The main realization I believe Grabill wishes for readers to gain is one that recognizes the usefulness of applying theoretical frameworks to practical situations in order to critically understand the factors that determine the true meaning of a given context for tech comm. In focusing on the development of ideas surrounding access and community, this article comes to a close with an example of why it is so important we understand our role as participants in the cultural construction of the communities we work in by expressing the drawbacks of miscommunication and a lack of communal understanding (pp. 163, 165). Since research is always already tied to methodology and ideology, the importance of a critical approach becomes evident as scholars work to enhance methods for understanding and studying “rhetorics of the everyday” (p. 167).

What I am left wondering is how might Grabill suggest tech comm pedagogy change in order to reflect a new or more developed understanding of the way our methodologies of teaching, and research, reflect our own ideologies and perceptions? In other words, is there a concrete method for reassessing our various practices that moves beyond just making us realize we have agency (power) and extends into more informed, responsible, ethical decisions as educators? How might I blend my need to assist students in becoming critically aware thinkers with the need to provide them with clear instruction on seemingly formulaic structures and forms for communication?

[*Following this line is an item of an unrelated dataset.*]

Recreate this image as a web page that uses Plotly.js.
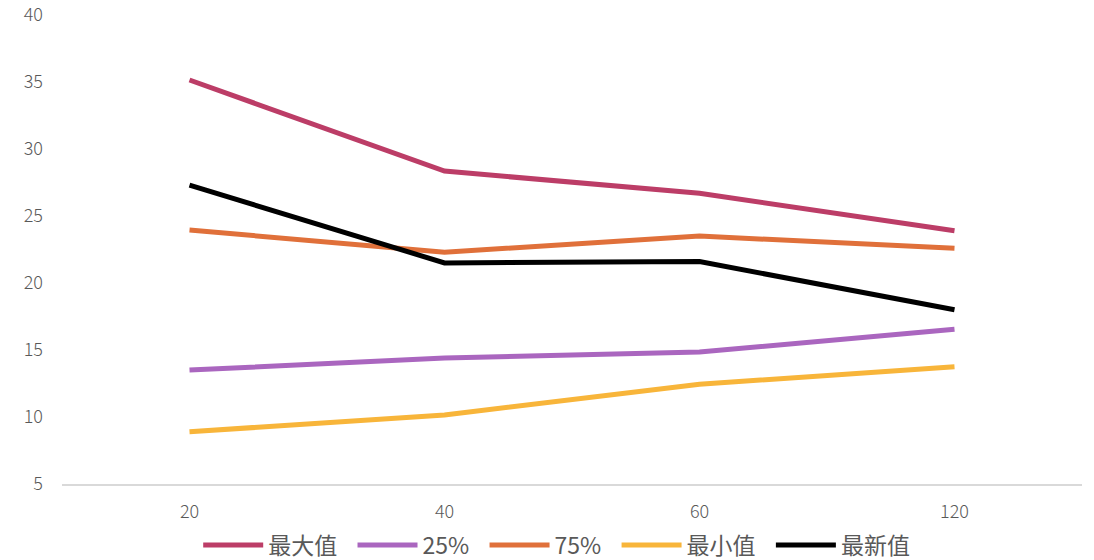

I suppose with more than one semester’s time to teach students about critically aware tactics of tech comm we as educators would be in a position that would allow for a greater depth of development regarding what is taught and how it is being taught. I tend to imagine the tech comm classroom as one that is already overwhelmed with the varying needs of students as they pertain to the copious amount of scenarios they should be familiarized with before they graduate and enter the workforce.